## Written instruction
Reproduce the listing below in full and without alteration, apart from its pictures.

## Data

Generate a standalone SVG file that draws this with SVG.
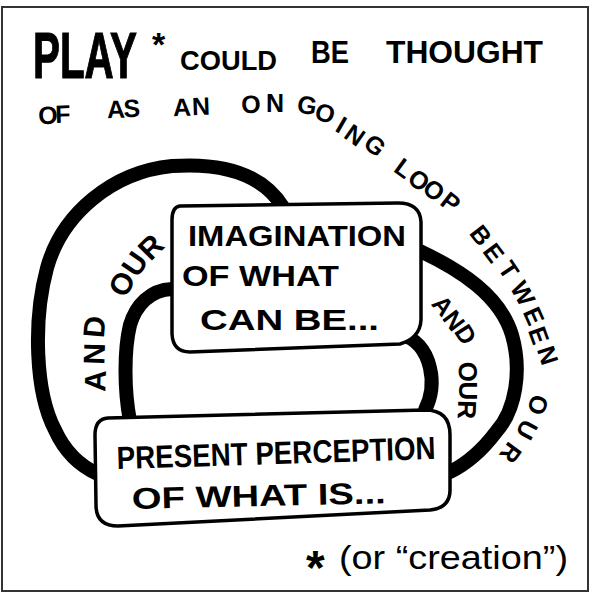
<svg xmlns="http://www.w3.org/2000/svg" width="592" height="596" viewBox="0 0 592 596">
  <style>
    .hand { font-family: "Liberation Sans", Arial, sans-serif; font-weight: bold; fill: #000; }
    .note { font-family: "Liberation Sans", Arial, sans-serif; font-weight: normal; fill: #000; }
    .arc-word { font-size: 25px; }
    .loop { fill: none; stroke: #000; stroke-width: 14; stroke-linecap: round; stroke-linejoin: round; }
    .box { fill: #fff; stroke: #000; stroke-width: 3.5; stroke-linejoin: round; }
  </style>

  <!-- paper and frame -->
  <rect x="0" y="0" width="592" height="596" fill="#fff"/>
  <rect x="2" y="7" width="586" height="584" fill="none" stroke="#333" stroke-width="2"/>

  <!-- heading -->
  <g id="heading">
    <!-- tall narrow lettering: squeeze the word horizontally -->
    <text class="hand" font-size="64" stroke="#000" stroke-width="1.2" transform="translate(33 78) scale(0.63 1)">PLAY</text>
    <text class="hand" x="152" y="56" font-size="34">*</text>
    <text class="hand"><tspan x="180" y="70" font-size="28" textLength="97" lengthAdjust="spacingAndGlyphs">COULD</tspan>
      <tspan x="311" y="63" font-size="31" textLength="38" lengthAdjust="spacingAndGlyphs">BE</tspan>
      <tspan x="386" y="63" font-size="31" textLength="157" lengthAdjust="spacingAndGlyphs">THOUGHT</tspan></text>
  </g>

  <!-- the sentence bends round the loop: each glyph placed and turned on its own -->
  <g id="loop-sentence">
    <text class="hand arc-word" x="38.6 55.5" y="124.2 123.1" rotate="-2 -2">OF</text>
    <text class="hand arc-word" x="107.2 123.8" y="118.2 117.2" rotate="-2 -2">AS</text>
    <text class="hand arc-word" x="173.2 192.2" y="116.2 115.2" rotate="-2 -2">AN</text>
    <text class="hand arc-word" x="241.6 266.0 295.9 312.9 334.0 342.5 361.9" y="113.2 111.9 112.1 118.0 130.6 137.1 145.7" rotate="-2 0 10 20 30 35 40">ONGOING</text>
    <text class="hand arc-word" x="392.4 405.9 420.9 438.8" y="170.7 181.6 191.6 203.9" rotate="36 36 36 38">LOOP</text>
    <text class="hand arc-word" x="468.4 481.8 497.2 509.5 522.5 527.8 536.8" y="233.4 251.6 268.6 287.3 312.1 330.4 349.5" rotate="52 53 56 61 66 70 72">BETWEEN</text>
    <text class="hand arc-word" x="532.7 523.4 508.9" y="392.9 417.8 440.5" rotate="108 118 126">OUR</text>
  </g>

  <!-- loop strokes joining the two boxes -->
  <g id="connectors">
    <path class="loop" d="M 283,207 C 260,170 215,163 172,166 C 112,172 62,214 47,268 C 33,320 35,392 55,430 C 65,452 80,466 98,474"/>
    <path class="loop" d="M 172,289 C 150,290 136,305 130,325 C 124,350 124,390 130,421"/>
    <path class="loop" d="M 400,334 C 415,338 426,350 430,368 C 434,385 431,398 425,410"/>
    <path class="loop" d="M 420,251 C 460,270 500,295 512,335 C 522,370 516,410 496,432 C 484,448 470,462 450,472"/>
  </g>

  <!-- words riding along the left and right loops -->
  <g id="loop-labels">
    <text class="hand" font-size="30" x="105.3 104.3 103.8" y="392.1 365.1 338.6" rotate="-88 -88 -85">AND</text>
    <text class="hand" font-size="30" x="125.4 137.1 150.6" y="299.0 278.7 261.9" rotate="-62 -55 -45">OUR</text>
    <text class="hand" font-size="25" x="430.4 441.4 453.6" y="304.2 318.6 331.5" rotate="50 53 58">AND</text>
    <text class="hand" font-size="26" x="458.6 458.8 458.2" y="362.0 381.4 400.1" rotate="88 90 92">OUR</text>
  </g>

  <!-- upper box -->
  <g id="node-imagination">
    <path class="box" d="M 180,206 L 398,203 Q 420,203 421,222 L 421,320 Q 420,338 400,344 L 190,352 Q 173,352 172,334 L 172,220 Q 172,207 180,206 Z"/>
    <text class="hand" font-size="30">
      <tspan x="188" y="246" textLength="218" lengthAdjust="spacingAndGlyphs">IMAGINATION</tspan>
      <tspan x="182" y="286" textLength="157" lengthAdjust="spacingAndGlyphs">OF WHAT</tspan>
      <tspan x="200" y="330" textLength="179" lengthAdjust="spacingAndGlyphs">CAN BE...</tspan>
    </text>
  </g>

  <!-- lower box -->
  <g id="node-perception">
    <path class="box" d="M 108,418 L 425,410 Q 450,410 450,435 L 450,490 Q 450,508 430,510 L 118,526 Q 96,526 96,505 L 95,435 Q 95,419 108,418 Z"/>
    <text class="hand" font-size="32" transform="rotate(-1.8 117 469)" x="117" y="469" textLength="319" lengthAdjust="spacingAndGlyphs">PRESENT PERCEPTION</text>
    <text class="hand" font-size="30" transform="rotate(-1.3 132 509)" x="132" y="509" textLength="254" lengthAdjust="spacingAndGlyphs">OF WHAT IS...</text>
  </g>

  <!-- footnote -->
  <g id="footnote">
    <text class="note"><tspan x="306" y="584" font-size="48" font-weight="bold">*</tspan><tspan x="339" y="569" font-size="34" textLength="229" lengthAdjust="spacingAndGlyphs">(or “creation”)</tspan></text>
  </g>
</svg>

## The completed task
Generate a standalone SVG file that draws this with SVG.
<svg xmlns="http://www.w3.org/2000/svg" width="592" height="596" viewBox="0 0 592 596">
  <style>
    .hand { font-family: "Liberation Sans", Arial, sans-serif; font-weight: bold; fill: #000; }
    .note { font-family: "Liberation Sans", Arial, sans-serif; font-weight: normal; fill: #000; }
    .arc-word { font-size: 25px; }
    .loop { fill: none; stroke: #000; stroke-width: 14; stroke-linecap: round; stroke-linejoin: round; }
    .box { fill: #fff; stroke: #000; stroke-width: 3.5; stroke-linejoin: round; }
  </style>

  <!-- paper and frame -->
  <rect x="0" y="0" width="592" height="596" fill="#fff"/>
  <rect x="2" y="7" width="586" height="584" fill="none" stroke="#333" stroke-width="2"/>

  <!-- heading -->
  <g id="heading">
    <!-- tall narrow lettering: squeeze the word horizontally -->
    <text class="hand" font-size="64" stroke="#000" stroke-width="1.2" transform="translate(33 78) scale(0.63 1)">PLAY</text>
    <text class="hand" x="152" y="56" font-size="34">*</text>
    <text class="hand"><tspan x="180" y="70" font-size="28" textLength="97" lengthAdjust="spacingAndGlyphs">COULD</tspan>
      <tspan x="311" y="63" font-size="31" textLength="38" lengthAdjust="spacingAndGlyphs">BE</tspan>
      <tspan x="386" y="63" font-size="31" textLength="157" lengthAdjust="spacingAndGlyphs">THOUGHT</tspan></text>
  </g>

  <!-- the sentence bends round the loop: each glyph placed and turned on its own -->
  <g id="loop-sentence">
    <text class="hand arc-word" x="38.6 55.5" y="124.2 123.1" rotate="-2 -2">OF</text>
    <text class="hand arc-word" x="107.2 123.8" y="118.2 117.2" rotate="-2 -2">AS</text>
    <text class="hand arc-word" x="173.2 192.2" y="116.2 115.2" rotate="-2 -2">AN</text>
    <text class="hand arc-word" x="241.6 266.0 295.9 312.9 334.0 342.5 361.9" y="113.2 111.9 112.1 118.0 130.6 137.1 145.7" rotate="-2 0 10 20 30 35 40">ONGOING</text>
    <text class="hand arc-word" x="392.4 405.9 420.9 438.8" y="170.7 181.6 191.6 203.9" rotate="36 36 36 38">LOOP</text>
    <text class="hand arc-word" x="468.4 481.8 497.2 509.5 522.5 527.8 536.8" y="233.4 251.6 268.6 287.3 312.1 330.4 349.5" rotate="52 53 56 61 66 70 72">BETWEEN</text>
    <text class="hand arc-word" x="532.7 523.4 508.9" y="392.9 417.8 440.5" rotate="108 118 126">OUR</text>
  </g>

  <!-- loop strokes joining the two boxes -->
  <g id="connectors">
    <path class="loop" d="M 283,207 C 260,170 215,163 172,166 C 112,172 62,214 47,268 C 33,320 35,392 55,430 C 65,452 80,466 98,474"/>
    <path class="loop" d="M 172,289 C 150,290 136,305 130,325 C 124,350 124,390 130,421"/>
    <path class="loop" d="M 400,334 C 415,338 426,350 430,368 C 434,385 431,398 425,410"/>
    <path class="loop" d="M 420,251 C 460,270 500,295 512,335 C 522,370 516,410 496,432 C 484,448 470,462 450,472"/>
  </g>

  <!-- words riding along the left and right loops -->
  <g id="loop-labels">
    <text class="hand" font-size="30" x="105.3 104.3 103.8" y="392.1 365.1 338.6" rotate="-88 -88 -85">AND</text>
    <text class="hand" font-size="30" x="125.4 137.1 150.6" y="299.0 278.7 261.9" rotate="-62 -55 -45">OUR</text>
    <text class="hand" font-size="25" x="430.4 441.4 453.6" y="304.2 318.6 331.5" rotate="50 53 58">AND</text>
    <text class="hand" font-size="26" x="458.6 458.8 458.2" y="362.0 381.4 400.1" rotate="88 90 92">OUR</text>
  </g>

  <!-- upper box -->
  <g id="node-imagination">
    <path class="box" d="M 180,206 L 398,203 Q 420,203 421,222 L 421,320 Q 420,338 400,344 L 190,352 Q 173,352 172,334 L 172,220 Q 172,207 180,206 Z"/>
    <text class="hand" font-size="30">
      <tspan x="188" y="246" textLength="218" lengthAdjust="spacingAndGlyphs">IMAGINATION</tspan>
      <tspan x="182" y="286" textLength="157" lengthAdjust="spacingAndGlyphs">OF WHAT</tspan>
      <tspan x="200" y="330" textLength="179" lengthAdjust="spacingAndGlyphs">CAN BE...</tspan>
    </text>
  </g>

  <!-- lower box -->
  <g id="node-perception">
    <path class="box" d="M 108,418 L 425,410 Q 450,410 450,435 L 450,490 Q 450,508 430,510 L 118,526 Q 96,526 96,505 L 95,435 Q 95,419 108,418 Z"/>
    <text class="hand" font-size="32" transform="rotate(-1.8 117 469)" x="117" y="469" textLength="319" lengthAdjust="spacingAndGlyphs">PRESENT PERCEPTION</text>
    <text class="hand" font-size="30" transform="rotate(-1.3 132 509)" x="132" y="509" textLength="254" lengthAdjust="spacingAndGlyphs">OF WHAT IS...</text>
  </g>

  <!-- footnote -->
  <g id="footnote">
    <text class="note"><tspan x="306" y="584" font-size="48" font-weight="bold">*</tspan><tspan x="339" y="569" font-size="34" textLength="229" lengthAdjust="spacingAndGlyphs">(or “creation”)</tspan></text>
  </g>
</svg>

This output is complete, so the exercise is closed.